UT Austin Texas engineering alumnus Dakota Stormer

Today, Stormer — who graduated from the Cockrell School with a bachelor’s degree in chemical engineering in 2017 before going on to earn his master’s degree in energy policy and climate from Johns Hopkins University — works at Shell as a carbon opportunities analyst, leading a grassroots movement to develop more environmentally friendly solutions to energy consumption in addition to running the company he co-founded, Footprint LLC, and volunteering as a political activist.

Footprint — an interactive app that tracks your carbon footprint — was developed when Stormer and his friends realized the benefit of being able to not only quantify an individual’s carbon footprint but to gamify it so users can interact and compete with one another.

Footprint is currently a beta product available online and will soon be available on Google Play and the Apple App Store. Once downloaded, you will be prompted to log your eating, driving, travel, energy and shopping habits, providing a base measurement of your current carbon footprint. From there, you can compare your carbon footprint to that of your friends and colleagues and compete to lower it, using the resources within the app to reduce and offset your footprint.
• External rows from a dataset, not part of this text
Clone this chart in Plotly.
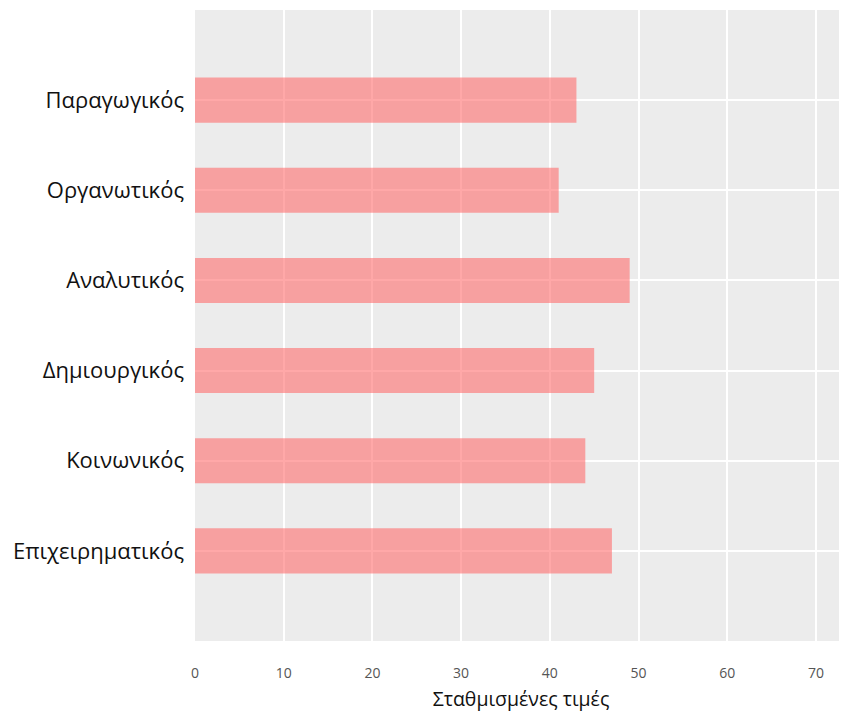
import plotly.graph_objects as go

categories = ["Παραγωγικός", "Οργανωτικός", "Αναλυτικός", "Δημιουργικός", "Κοινωνικός", "Επιχειρηματικός"]
values = [43, 41, 49, 45, 44, 47]
x_ticks = [0, 10, 20, 30, 40, 50, 60, 70]

fig = go.Figure(
    go.Bar(
        y=categories,
        x=values,
        orientation="h",
        width=0.5,
        marker=dict(color="rgba(255,110,110,0.6)", line=dict(width=0)),
    )
)

fig.update_layout(
    width=839,
    height=704,
    margin=dict(l=187, r=0, t=2, b=71),
    paper_bgcolor="white",
    plot_bgcolor="#ECECEC",
    font=dict(family="Open Sans, Noto Sans, sans-serif"),
    showlegend=False,
)

fig.update_xaxes(
    range=[0, 73.5],
    tickvals=x_ticks,
    ticktext=[str(v) for v in x_ticks],
    showgrid=True,
    gridcolor="white",
    gridwidth=1.5,
    zeroline=False,
    showline=False,
    ticks="",
    tickfont=dict(size=14, color="#555555"),
    ticklabelstandoff=22,
    title=dict(text="Σταθμισμένες τιμές", font=dict(size=19.5, color="#111111"), standoff=14),
)

fig.update_yaxes(
    categoryorder="array",
    categoryarray=categories,
    autorange=False,
    range=[6, -1],
    showgrid=True,
    gridcolor="white",
    gridwidth=1.5,
    zeroline=False,
    showline=False,
    ticks="",
    tickfont=dict(size=22, color="#111111"),
    ticklabelstandoff=10,
)

fig.write_html("out.html")
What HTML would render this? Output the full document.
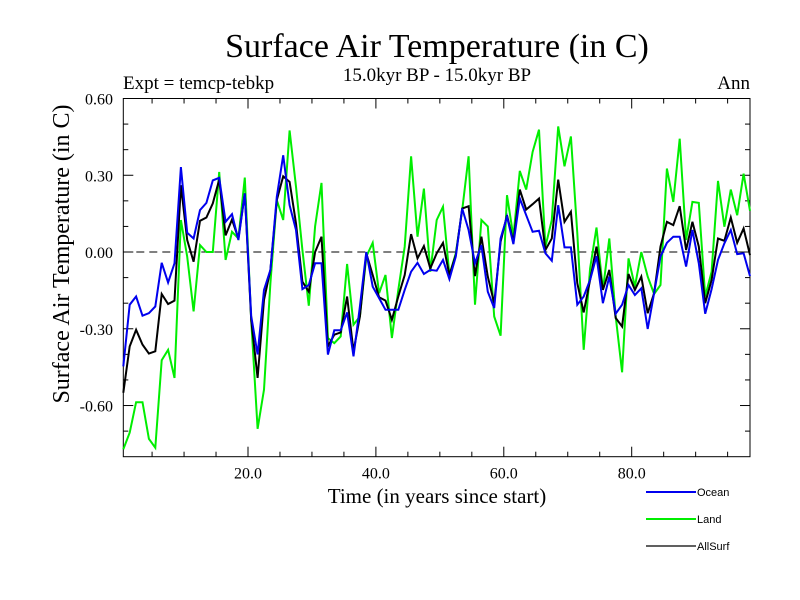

Hand holding a smartphone opened to the footprint app homescreen

“Our vision is for Footprint to be a tool used internationally,” Stormer said. “Whether rolled into corporate sustainability programs or school education programs, we want to have a learning package developed that allows people to not only understand their carbon footprint but take steps to reduce it.”

As Footprint gains momentum, Stormer continues to advocate for shifting thought paradigms around climate change, energy consumption and environmental sustainability, particularly in regard to the relationship between the economy and legislation’s push for more sustainable development. Much of the country’s current legislation around environmental policy solutions is not market-friendly, creating a tug-of-war between society’s growing drive to “go green” and the legislature’s desire to encourage capital growth.

“One of the biggest challenges we are facing right now is developing policy solutions for climate change and cleaner energy sources,” Stormer said. “If we could create bipartisan legislation that stabilizes capital growth while also positively shifting consumer behaviors and markets trends, then we can help grow markets more authentically and in a way that doesn’t harm the environment.”

Although climate change is a global issue, we can each take daily steps to reduce our carbon footprint to create a cleaner, more sustainable environment for tomorrow. Stormer believes knowledge is power, and the more an individual knows about how their footprint can affect the large environmental ecosystem, the more they will do to reduce that footprint.

“It’s a lot more than your gasoline usage, which is what most people associate with the term ‘carbon footprint.’ It’s the products we purchase at the grocery store, it’s the clothes we wear, it’s the Amazon item delivered yesterday,” he said. “When you look at your credit card bill and see you’ve spent $200 on Starbucks in a month, you think, ‘Wow, that added up!’ It’s the same concept but with your carbon footprint. Everything you do matters, which also means every positive change you make matters, too.”